Just weeks after battling his way back onto the board, founder James Benamor has indicated he is a “willing seller” of his Richmond Group's 60.66% stake in the guarantor loans specialist.
As a result, Amigo said it has launched a review of the business and formal sale process in conjunction with adviser RBC Capital Markets, which could see the company sold off as a whole or in parts.
No approaches had been made to the group at the time of the announcement on Monday.
The review will also examine “various aspects of the company's strategy, ownership and operating model”, which comes as Amigo warned that was “concerned that there may be increased pressure on our business and a continual evolution in the approach of the Financial Ombudsman Service”.
It acknowledged that putting itself up for sale could hit future lending volumes, though loan book growth and impairments in the nine months to the end of December remain in line with previous guidance.

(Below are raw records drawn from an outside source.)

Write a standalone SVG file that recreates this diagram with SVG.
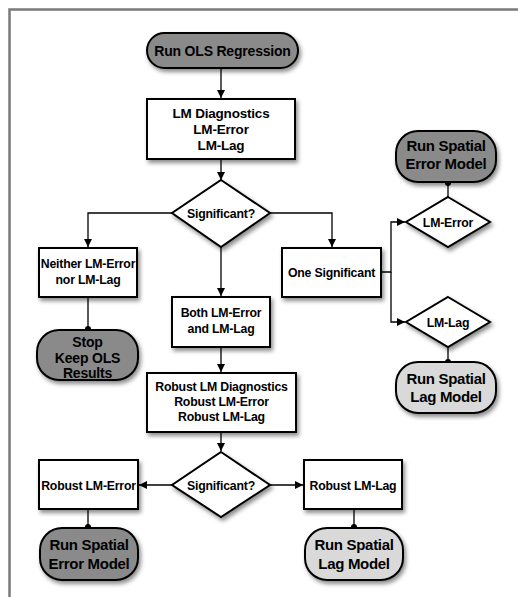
<svg xmlns="http://www.w3.org/2000/svg" width="518" height="597" viewBox="0 0 518 597">
<defs>
<filter id="sh" x="-20%" y="-20%" width="140%" height="150%">
<feDropShadow dx="2" dy="3" stdDeviation="2" flood-color="#000" flood-opacity="0.45"/>
</filter>
<marker id="arr" markerUnits="userSpaceOnUse" markerWidth="9" markerHeight="8" refX="8" refY="4" orient="auto">
<path d="M0,0 L8,4 L0,8 Z" fill="#000"/>
</marker>
<marker id="dot" markerUnits="userSpaceOnUse" markerWidth="8" markerHeight="8" refX="4" refY="4">
<circle cx="4" cy="4" r="3" fill="#000"/>
</marker>
</defs>
<style>
.box{fill:#fff;stroke:#000;stroke-width:2;filter:url(#sh)}
.dark{fill:#8a8a8a;stroke:#000;stroke-width:2;filter:url(#sh)}
.light{fill:#d9d9d9;stroke:#000;stroke-width:2;filter:url(#sh)}
text{font-family:"Liberation Sans",Arial,sans-serif;font-weight:bold;text-anchor:middle;fill:#000}
.t12{font-size:12.3px;letter-spacing:-0.2px}
.t13{font-size:13.5px;letter-spacing:-0.2px}
.t14{font-size:14px;letter-spacing:-0.2px}
.t15{font-size:15px;letter-spacing:-0.3px}
.c{fill:none;stroke:#000;stroke-width:1.3}
</style>
<path d="M9.5,597 V9.5 H518" fill="none" stroke="#7a7a7a" stroke-width="2.5"/>

<g id="connectors">
<path class="c" d="M221,68 V98" marker-end="url(#arr)"/>
<path class="c" d="M221,159 V180" marker-end="url(#arr)"/>
<path class="c" d="M172,213 H88 V247" marker-end="url(#arr)"/>
<path class="c" d="M270,213 H332 V247" marker-end="url(#arr)"/>
<path class="c" d="M221,247 V296" marker-end="url(#arr)"/>
<path class="c" d="M88,297 V329" marker-end="url(#dot)"/>
<path class="c" d="M221,347 V372" marker-end="url(#arr)"/>
<path class="c" d="M221,432 V451" marker-end="url(#arr)"/>
<path class="c" d="M172,485 H139" marker-end="url(#arr)"/>
<path class="c" d="M270,485 H303" marker-end="url(#arr)"/>
<path class="c" d="M88,509 V527" marker-end="url(#dot)"/>
<path class="c" d="M354,509 V527" marker-end="url(#dot)"/>
<path class="c" d="M381,272 H391 V222 H405" marker-end="url(#arr)"/>
<path class="c" d="M391,272 V322 H405" marker-end="url(#arr)"/>
<path class="c" d="M448,197 V183" marker-end="url(#dot)"/>
<path class="c" d="M448,347 V362" marker-end="url(#dot)"/>
</g>

<g id="ols">
<rect class="dark" x="147" y="33" width="151" height="35" rx="17.5"/>
<text class="t14" x="222.5" y="55.5">Run OLS Regression</text>
</g>
<g id="lmdiag">
<rect class="box" x="147" y="99" width="148" height="60"/>
<text class="t13" x="221" y="118">LM Diagnostics</text>
<text class="t13" x="221" y="134">LM-Error</text>
<text class="t13" x="221" y="150">LM-Lag</text>
</g>
<g id="sig1">
<polygon class="box" points="221,180 270,213 221,247 172,213"/>
<text class="t12" x="221" y="217.5">Significant?</text>
</g>
<g id="neither">
<rect class="box" x="39" y="248" width="98" height="49"/>
<text class="t12" x="88" y="268">Neither LM-Error</text>
<text class="t12" x="88" y="283.5">nor LM-Lag</text>
</g>
<g id="stop">
<rect class="dark" x="37" y="330" width="101" height="50" rx="22"/>
<text class="t14" x="87.5" y="347">Stop</text>
<text class="t14" x="87.5" y="362.5">Keep OLS</text>
<text class="t14" x="87.5" y="378">Results</text>
</g>
<g id="both">
<rect class="box" x="172" y="297" width="98" height="50"/>
<text class="t12" x="221" y="316.5">Both LM-Error</text>
<text class="t12" x="221" y="333">and LM-Lag</text>
</g>
<g id="onesig">
<rect class="box" x="282" y="248" width="99" height="49"/>
<text class="t12" x="331.5" y="276.5">One Significant</text>
</g>
<g id="lmerr">
<polygon class="box" points="448,197 490,222 448,247 406,222"/>
<text class="t12" x="448" y="226.5">LM-Error</text>
</g>
<g id="lmlag">
<polygon class="box" points="448,297 490,322 448,347 406,322"/>
<text class="t12" x="448" y="326.5">LM-Lag</text>
</g>
<g id="sem-top">
<rect class="dark" x="396" y="131" width="100" height="51" rx="22"/>
<text class="t15" x="446" y="151">Run Spatial</text>
<text class="t15" x="446" y="168.5">Error Model</text>
</g>
<g id="slm-right">
<rect class="light" x="396" y="362" width="100" height="51" rx="22"/>
<text class="t15" x="446" y="384">Run Spatial</text>
<text class="t15" x="446" y="402">Lag Model</text>
</g>
<g id="robust">
<rect class="box" x="147" y="373" width="149" height="59"/>
<text class="t12" x="221.5" y="390.5">Robust LM Diagnostics</text>
<text class="t12" x="221.5" y="405.5">Robust LM-Error</text>
<text class="t12" x="221.5" y="420.5">Robust LM-Lag</text>
</g>
<g id="sig2">
<polygon class="box" points="221,452 270,485 221,517 172,485"/>
<text class="t12" x="221" y="489.5">Significant?</text>
</g>
<g id="rerr">
<rect class="box" x="39" y="460" width="99" height="49"/>
<text class="t12" x="88.5" y="489.5">Robust LM-Error</text>
</g>
<g id="rlag">
<rect class="box" x="304" y="460" width="98" height="49"/>
<text class="t12" x="353" y="489.5">Robust LM-Lag</text>
</g>
<g id="sem-bottom">
<rect class="dark" x="40" y="528" width="98" height="52" rx="22"/>
<text class="t15" x="89" y="550">Run Spatial</text>
<text class="t15" x="89" y="569">Error Model</text>
</g>
<g id="slm-bottom">
<rect class="light" x="305" y="528" width="98" height="52" rx="22"/>
<text class="t15" x="354" y="550">Run Spatial</text>
<text class="t15" x="354" y="569">Lag Model</text>
</g>
</svg>
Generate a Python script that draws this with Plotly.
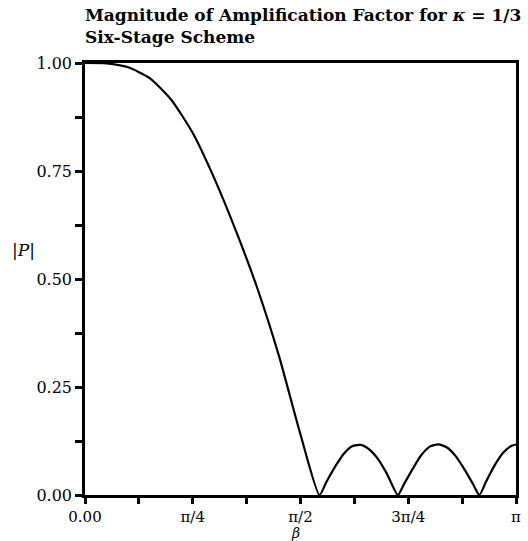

Benamor, who founded the group in 2005 but resigned as a director after its 2018 flotation, forced his way back onto the board in December, following a year in which Amigo’s shares had lost around three-quarters of their value after floating at 275p.
Significant red flag to investors
In a note to clients, analysts at Shore Capital said the comments about pressure on Amigo's business and the evolution of the ombudsman was a “significant red flag to investors” and “suggests to us that customer complaints are a significant issue for the group”.
Amigo has been under pressure from the ombudsman and the Financial Conduct Authority to improve the way it conducted business, with regulators concerned that many guarantors do not fully understand the risks they are taking on, that too many guarantors end up paying part of the loan, and that interest rates may be excessive.
Amigo shares plunged 44% on Monday morning to below 40p.
“Will anyone be brave enough to buy guarantor lender Amigo,” wondered Russ Mould at AJ Bell, suggesting that putting its stake up for sale indicated that Benamor/Richmond saw little chance of value generation in the near term.
“This is somewhat odd as Richmond only recently had two of its representatives appointed to Amigo’s board, which led to the resignation of both the chairman and chief executive.
“Richmond had effectively secured prime position to have a major influence on the company’s strategy – so why effectively walk away before there has been enough time to revive Amigo? One can only presume that the regulatory pressures are too much for Richmond to stand a chance of making a difference with its investment,” Mould added.